Wenn Ihr Fragen zum Projekt habt oder an Ausgangsübertrager oder Netztrafos interessiert sind - hier die E-Mail Adresse von Sergej Savchuk :

Viel Spaß bei Nachbau!

Hinweis:

Die Umsetzung des Projekts setzt bestimmte Vorkennnisse im Bau von Röhrenschaltungen voraus und ist für Anfänger bedingt geeignet. Vor allem wird bei diesem Projekt mit hohen Spannungen gearbeitet. Bei unsachgemäßer Handhabung besteht Lebensgefahr!

Die Schaltung im Ganzen und die Schaltungsbestandteile sind nur für private nicht kommerzielle Anwendung zulässig. Die Urheberrechte verbleiben bei den Entwicklern.

PS. Ich bin öfters gefragt worden, ob man auch „Standard – Ausgangsüberträger“ für das Projekt verwenden kann. Selbstverständlich ja.

Michael Kaim von BTB- Elektronik z.B. bietet auf seiner Seite Ausgangsüberträger von Hammond: https://btb-elektronik.de/suche/?searchterm=1640se

oder auch Netztrafos nach Ihren individuellen Wünschen https://btb-elektronik.de/trafo-nach-mass/

Nur wird es mit dem Standardausgangsüberträger dann ein etwas anderes Projekt und ein andere Verstärker. Ich selbst kann dazu nicht viel sagen, weil ich mit Standard - Ausgangsüberträger keine Erfahrung habe.
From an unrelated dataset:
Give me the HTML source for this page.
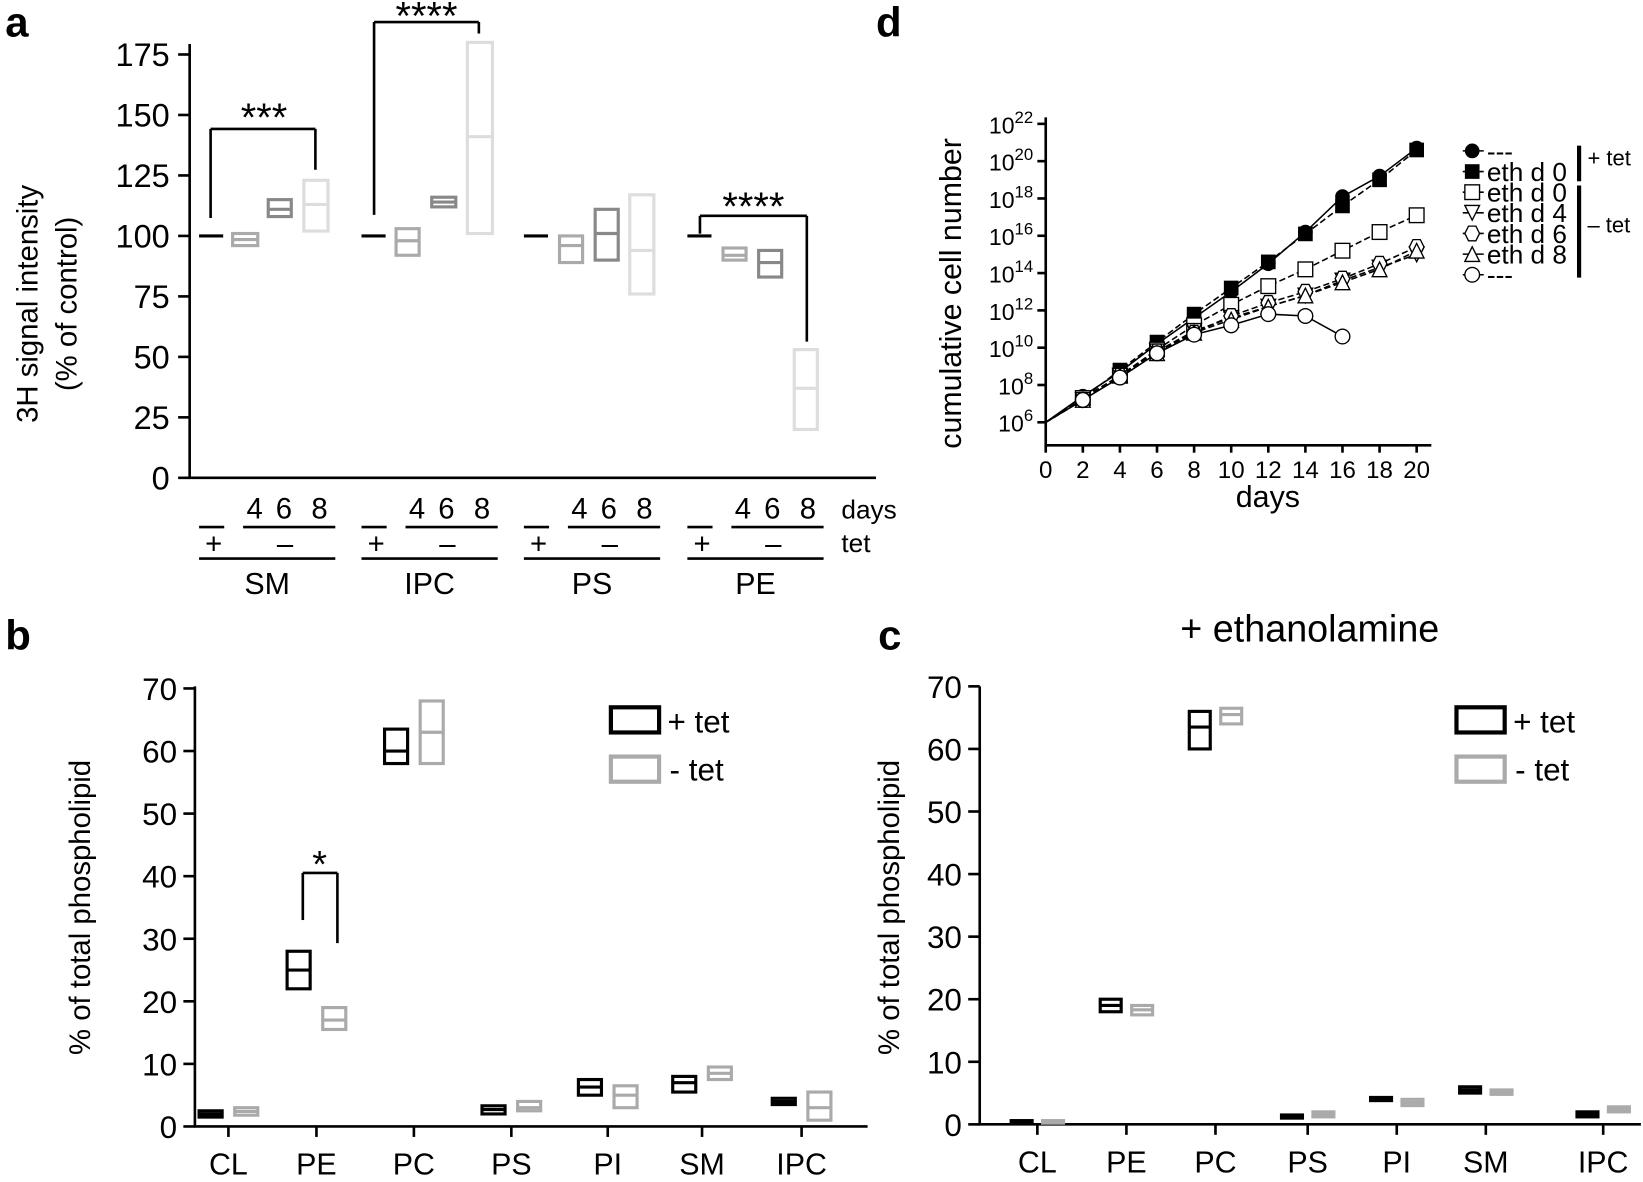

Vor allem bekommt man heute noch kaum Ausgangsüberträger mit Katodenwicklungen. Eine Katodenwicklungen ist nicht zwingen erforderlich, hat aber in dem Projekt hervorragend funktioniert.

Sollten Sie sich für den o.g. Ausgangsüberträger von Hammond entscheiden, würde ich empfehlen die Ia der 6C33C geringer als 200mA einzustellen, um den Ausgangsüberträger nicht an der Grenze zu betreiben.

Hinweis von Michael Kaim: Um die Schaltung bezüglich Ausgangsleistung zu verbessern, könnte man einen Übertrager von 600 Ohm Primärimpedanz verwenden, beim Hammond 1640SE könnte man dazu den 4 Ohm Lautsprecher an die 8 Ohm Wicklung,
bzw. den 8 Ohm Lautsprecher an die 16 Ohm Wicklung anschließen, so käme man hier auf etwa 600 Ohm.